WORK TO DO. Scan the data below for the string "this". Copy every line where it appears.

AVAILABLE RECORDS.
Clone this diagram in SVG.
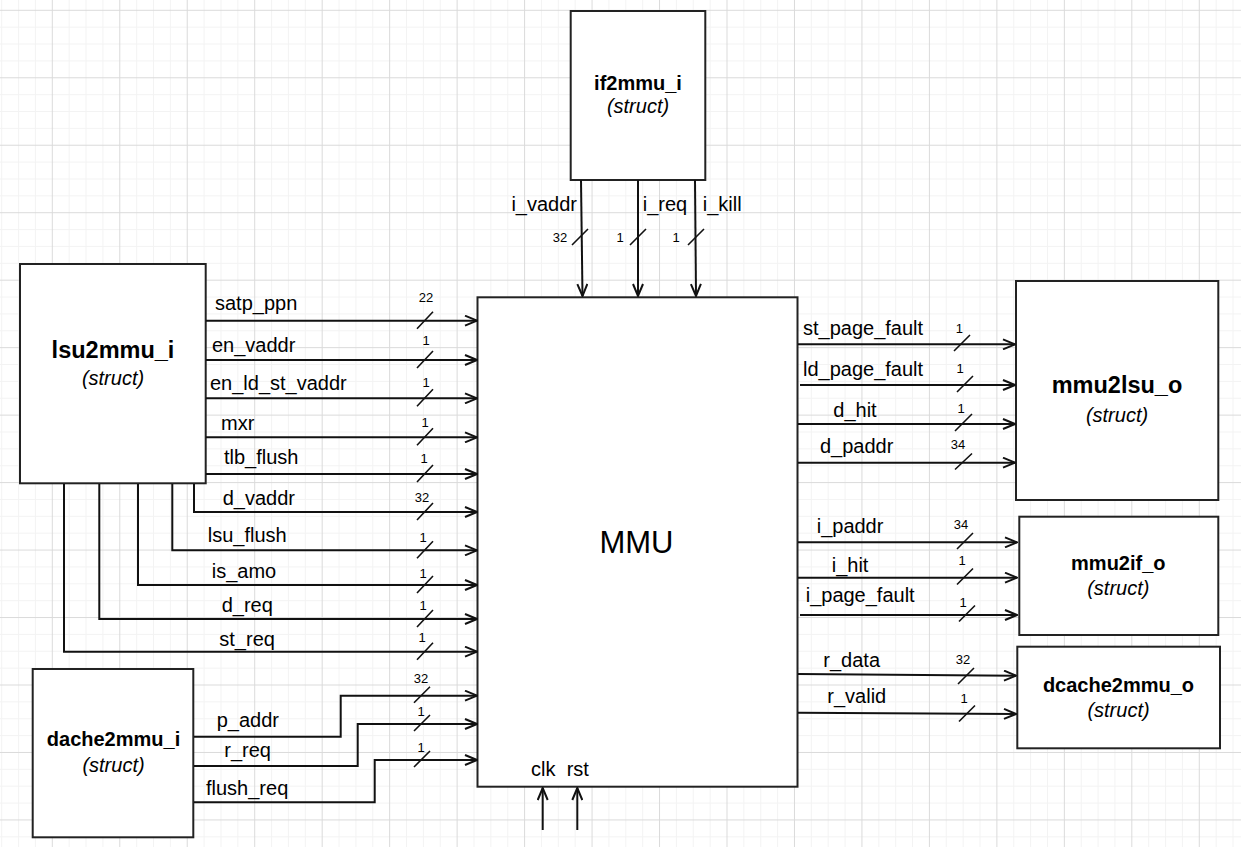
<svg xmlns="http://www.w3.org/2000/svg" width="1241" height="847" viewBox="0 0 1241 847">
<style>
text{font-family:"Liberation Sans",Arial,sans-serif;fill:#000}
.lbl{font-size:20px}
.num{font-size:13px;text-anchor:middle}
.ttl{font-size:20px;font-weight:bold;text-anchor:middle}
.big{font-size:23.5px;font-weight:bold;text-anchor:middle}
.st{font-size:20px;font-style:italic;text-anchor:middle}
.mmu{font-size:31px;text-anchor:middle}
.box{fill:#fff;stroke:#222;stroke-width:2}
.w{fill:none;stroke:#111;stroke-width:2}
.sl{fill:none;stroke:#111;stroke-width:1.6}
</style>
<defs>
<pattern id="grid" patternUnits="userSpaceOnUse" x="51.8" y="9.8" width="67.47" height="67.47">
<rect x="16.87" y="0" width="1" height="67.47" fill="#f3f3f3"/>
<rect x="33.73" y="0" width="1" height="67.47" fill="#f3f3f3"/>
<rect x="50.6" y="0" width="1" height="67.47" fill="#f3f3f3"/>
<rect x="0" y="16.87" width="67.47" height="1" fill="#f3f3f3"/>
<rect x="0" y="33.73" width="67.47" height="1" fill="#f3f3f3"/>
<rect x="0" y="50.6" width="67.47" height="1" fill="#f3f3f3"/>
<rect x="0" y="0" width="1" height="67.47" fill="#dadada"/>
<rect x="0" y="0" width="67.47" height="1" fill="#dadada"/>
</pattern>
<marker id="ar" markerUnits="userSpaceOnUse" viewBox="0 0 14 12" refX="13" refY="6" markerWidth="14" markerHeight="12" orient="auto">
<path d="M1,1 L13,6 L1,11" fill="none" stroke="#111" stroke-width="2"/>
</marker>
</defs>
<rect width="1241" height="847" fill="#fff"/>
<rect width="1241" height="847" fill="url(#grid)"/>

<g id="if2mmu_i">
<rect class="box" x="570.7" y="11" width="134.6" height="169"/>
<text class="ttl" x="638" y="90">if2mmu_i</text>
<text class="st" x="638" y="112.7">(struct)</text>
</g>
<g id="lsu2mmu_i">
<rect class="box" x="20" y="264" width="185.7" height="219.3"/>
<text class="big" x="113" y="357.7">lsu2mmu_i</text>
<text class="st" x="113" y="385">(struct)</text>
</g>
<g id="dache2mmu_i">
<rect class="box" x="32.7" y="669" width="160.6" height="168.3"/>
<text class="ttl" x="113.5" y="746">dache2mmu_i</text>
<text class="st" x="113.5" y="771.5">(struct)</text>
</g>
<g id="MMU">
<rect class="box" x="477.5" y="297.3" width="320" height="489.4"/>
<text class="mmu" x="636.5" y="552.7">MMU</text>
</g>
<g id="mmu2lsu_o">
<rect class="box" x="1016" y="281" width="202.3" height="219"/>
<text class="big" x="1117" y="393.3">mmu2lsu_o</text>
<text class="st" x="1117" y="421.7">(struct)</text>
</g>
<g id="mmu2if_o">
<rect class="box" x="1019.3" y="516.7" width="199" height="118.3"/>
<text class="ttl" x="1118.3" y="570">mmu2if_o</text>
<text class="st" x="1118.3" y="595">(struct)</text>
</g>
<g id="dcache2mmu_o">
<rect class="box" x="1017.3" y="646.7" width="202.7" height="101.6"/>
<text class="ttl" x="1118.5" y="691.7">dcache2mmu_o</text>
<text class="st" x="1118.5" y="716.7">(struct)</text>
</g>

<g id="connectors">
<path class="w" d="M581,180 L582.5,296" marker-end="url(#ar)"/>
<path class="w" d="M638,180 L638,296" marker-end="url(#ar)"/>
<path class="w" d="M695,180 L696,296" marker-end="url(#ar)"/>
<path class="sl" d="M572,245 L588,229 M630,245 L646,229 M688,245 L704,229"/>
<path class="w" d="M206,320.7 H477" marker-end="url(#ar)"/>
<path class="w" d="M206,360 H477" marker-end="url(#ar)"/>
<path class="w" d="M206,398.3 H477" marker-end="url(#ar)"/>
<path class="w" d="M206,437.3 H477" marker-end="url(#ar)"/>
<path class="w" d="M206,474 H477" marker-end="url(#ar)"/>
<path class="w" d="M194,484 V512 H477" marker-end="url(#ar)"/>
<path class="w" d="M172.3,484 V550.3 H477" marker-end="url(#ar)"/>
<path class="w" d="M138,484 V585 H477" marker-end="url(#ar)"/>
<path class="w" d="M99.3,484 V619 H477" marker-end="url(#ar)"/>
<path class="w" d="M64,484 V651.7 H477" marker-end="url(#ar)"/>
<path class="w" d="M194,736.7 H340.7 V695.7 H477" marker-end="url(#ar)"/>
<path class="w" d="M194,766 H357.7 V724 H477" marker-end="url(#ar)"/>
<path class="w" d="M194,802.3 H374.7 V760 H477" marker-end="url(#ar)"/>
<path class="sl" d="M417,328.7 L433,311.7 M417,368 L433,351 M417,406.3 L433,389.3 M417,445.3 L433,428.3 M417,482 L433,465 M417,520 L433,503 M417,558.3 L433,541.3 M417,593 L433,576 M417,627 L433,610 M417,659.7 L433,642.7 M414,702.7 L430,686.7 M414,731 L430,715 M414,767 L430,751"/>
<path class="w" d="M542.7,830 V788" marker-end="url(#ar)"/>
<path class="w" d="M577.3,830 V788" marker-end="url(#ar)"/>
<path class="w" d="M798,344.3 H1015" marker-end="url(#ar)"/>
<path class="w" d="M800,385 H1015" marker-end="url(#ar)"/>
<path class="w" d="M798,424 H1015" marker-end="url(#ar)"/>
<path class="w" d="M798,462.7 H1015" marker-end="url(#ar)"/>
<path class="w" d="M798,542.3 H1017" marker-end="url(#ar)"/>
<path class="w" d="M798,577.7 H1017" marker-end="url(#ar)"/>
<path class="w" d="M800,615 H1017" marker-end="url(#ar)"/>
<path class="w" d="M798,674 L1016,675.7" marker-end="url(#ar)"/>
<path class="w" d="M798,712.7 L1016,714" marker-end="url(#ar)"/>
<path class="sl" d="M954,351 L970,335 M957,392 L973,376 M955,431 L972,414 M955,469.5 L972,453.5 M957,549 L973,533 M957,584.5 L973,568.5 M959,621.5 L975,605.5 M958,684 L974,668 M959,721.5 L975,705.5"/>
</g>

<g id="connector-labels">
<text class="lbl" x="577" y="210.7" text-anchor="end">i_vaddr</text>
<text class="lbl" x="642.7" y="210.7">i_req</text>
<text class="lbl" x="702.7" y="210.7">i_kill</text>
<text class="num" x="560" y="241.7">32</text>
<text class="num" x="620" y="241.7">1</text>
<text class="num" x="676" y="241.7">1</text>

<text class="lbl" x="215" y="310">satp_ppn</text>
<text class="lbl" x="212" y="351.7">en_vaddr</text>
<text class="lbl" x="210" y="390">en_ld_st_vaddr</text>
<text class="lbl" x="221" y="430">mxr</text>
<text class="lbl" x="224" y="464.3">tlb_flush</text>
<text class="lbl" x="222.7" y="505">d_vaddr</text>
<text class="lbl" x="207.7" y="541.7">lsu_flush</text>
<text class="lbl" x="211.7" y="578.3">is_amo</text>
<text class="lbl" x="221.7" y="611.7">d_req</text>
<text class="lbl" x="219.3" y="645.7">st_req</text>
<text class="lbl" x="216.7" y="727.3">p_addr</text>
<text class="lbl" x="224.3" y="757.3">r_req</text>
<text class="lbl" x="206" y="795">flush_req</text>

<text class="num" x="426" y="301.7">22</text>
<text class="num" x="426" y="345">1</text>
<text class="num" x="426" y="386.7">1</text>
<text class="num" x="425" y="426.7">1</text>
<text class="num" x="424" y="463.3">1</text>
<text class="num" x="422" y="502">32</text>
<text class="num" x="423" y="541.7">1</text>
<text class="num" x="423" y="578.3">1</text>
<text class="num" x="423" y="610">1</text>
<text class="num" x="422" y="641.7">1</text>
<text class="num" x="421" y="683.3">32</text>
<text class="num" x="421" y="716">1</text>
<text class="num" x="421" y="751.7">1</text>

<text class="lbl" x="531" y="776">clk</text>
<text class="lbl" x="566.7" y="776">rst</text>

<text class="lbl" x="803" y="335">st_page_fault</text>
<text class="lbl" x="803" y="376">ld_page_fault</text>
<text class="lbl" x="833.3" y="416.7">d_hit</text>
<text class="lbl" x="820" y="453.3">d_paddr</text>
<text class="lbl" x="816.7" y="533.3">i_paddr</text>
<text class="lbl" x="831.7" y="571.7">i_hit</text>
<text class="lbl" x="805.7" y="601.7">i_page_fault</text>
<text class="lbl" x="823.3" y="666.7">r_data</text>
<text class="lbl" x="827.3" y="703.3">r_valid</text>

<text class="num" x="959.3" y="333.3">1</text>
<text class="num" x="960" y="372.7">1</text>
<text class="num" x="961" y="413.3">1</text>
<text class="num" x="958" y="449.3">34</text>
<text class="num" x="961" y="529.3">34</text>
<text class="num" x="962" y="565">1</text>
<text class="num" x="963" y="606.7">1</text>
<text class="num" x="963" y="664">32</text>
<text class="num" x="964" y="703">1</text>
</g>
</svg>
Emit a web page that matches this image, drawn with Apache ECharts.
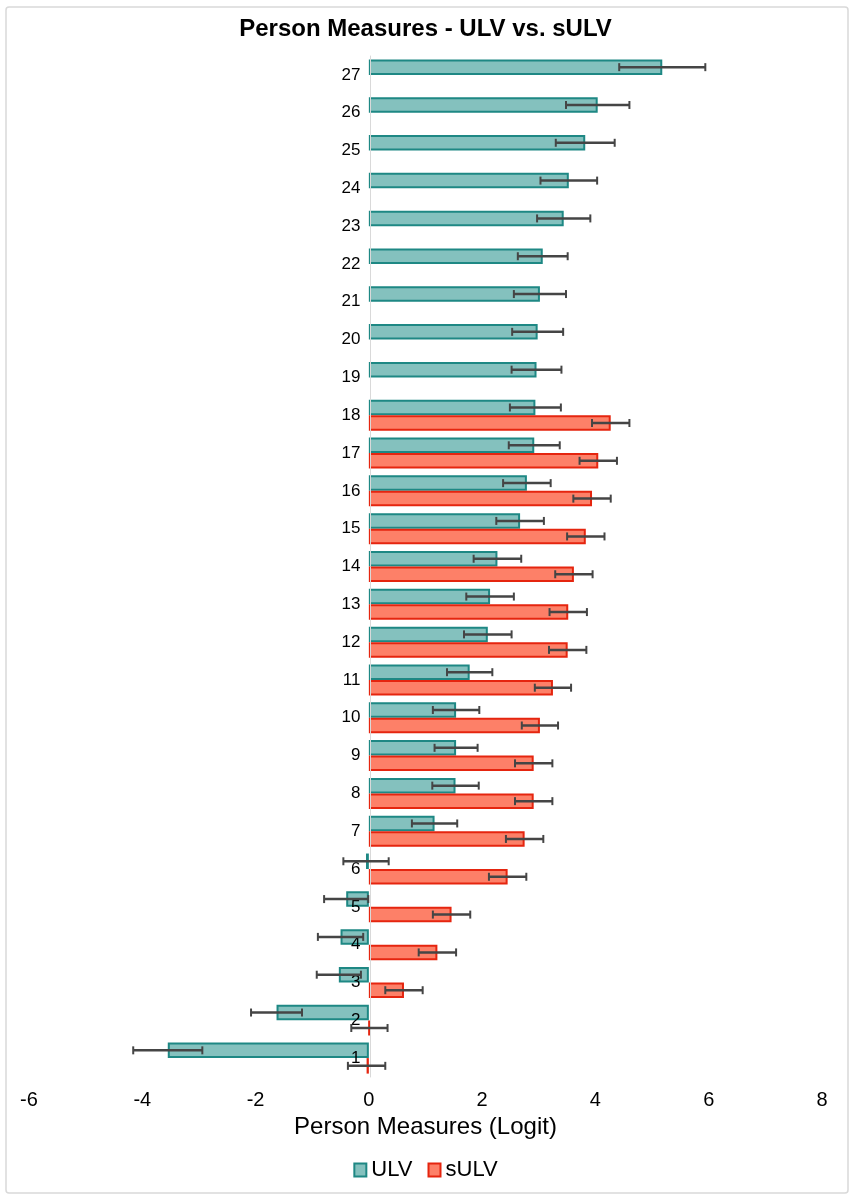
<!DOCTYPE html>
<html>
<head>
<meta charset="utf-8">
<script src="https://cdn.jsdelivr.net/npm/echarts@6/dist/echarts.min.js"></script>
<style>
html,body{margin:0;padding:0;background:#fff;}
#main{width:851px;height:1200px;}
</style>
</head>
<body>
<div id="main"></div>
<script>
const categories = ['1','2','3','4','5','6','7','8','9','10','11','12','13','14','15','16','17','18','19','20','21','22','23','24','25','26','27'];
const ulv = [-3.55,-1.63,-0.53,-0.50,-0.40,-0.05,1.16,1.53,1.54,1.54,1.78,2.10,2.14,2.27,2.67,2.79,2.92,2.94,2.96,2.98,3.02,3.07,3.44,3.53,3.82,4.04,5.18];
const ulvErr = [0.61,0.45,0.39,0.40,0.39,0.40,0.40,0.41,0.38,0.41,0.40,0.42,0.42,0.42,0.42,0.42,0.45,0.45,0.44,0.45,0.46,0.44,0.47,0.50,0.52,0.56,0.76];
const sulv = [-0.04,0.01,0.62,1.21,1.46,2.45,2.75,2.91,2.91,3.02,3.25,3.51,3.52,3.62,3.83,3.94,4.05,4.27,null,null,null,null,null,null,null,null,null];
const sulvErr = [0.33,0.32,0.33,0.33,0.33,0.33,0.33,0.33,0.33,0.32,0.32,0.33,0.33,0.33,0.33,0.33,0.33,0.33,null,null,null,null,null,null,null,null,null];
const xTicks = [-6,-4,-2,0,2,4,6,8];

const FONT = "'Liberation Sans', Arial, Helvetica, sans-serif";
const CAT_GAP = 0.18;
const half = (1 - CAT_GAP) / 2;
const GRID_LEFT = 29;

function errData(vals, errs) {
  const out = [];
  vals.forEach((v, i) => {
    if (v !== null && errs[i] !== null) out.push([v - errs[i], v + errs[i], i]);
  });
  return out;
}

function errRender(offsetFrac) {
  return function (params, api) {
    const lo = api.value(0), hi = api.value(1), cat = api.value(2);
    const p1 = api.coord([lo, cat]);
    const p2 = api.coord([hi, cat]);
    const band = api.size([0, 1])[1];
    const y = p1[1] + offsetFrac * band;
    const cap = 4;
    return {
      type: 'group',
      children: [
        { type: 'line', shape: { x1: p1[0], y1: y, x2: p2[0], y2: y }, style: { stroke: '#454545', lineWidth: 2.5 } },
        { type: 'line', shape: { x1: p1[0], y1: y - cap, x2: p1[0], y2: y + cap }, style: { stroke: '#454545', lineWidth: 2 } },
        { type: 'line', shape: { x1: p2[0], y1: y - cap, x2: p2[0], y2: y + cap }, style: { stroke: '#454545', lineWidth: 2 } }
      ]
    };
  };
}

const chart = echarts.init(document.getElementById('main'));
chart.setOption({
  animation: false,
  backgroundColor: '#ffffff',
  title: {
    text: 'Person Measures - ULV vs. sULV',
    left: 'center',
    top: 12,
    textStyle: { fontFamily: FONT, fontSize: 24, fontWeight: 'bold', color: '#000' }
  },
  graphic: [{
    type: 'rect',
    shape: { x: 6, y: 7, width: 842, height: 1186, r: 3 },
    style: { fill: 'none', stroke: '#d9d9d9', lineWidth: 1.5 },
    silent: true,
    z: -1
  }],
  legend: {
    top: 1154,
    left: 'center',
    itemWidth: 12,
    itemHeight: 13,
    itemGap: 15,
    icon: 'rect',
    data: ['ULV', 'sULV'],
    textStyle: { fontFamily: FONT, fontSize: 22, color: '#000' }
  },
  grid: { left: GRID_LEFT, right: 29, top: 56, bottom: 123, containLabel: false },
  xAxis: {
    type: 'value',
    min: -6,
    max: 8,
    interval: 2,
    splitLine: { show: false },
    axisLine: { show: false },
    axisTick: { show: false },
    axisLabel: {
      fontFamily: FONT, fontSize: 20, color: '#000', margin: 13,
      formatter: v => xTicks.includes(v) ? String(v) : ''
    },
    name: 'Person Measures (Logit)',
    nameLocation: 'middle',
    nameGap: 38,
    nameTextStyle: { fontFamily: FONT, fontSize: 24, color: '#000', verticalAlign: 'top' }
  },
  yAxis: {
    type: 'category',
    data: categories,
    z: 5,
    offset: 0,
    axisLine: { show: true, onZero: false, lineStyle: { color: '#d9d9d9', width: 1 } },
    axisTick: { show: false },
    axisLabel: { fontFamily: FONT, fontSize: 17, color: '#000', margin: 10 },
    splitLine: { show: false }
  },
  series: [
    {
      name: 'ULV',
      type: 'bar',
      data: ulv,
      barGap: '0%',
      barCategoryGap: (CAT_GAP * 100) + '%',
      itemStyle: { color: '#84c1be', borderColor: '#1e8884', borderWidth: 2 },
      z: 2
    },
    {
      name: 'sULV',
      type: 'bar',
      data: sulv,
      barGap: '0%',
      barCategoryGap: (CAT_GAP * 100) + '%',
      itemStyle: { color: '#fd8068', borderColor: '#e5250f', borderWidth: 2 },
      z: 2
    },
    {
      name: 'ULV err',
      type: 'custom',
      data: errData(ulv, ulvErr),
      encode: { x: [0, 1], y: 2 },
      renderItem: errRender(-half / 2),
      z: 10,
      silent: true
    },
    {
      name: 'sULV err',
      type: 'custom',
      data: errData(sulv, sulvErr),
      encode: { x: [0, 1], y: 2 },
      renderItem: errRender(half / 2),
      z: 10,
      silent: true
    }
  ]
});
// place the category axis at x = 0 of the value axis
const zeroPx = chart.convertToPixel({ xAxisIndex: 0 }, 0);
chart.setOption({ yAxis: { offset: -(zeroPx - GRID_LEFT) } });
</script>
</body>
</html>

TASK RESPONSE.
Clone this diagram in SVG.
Emit a web page that matches this image, drawn with Apache ECharts.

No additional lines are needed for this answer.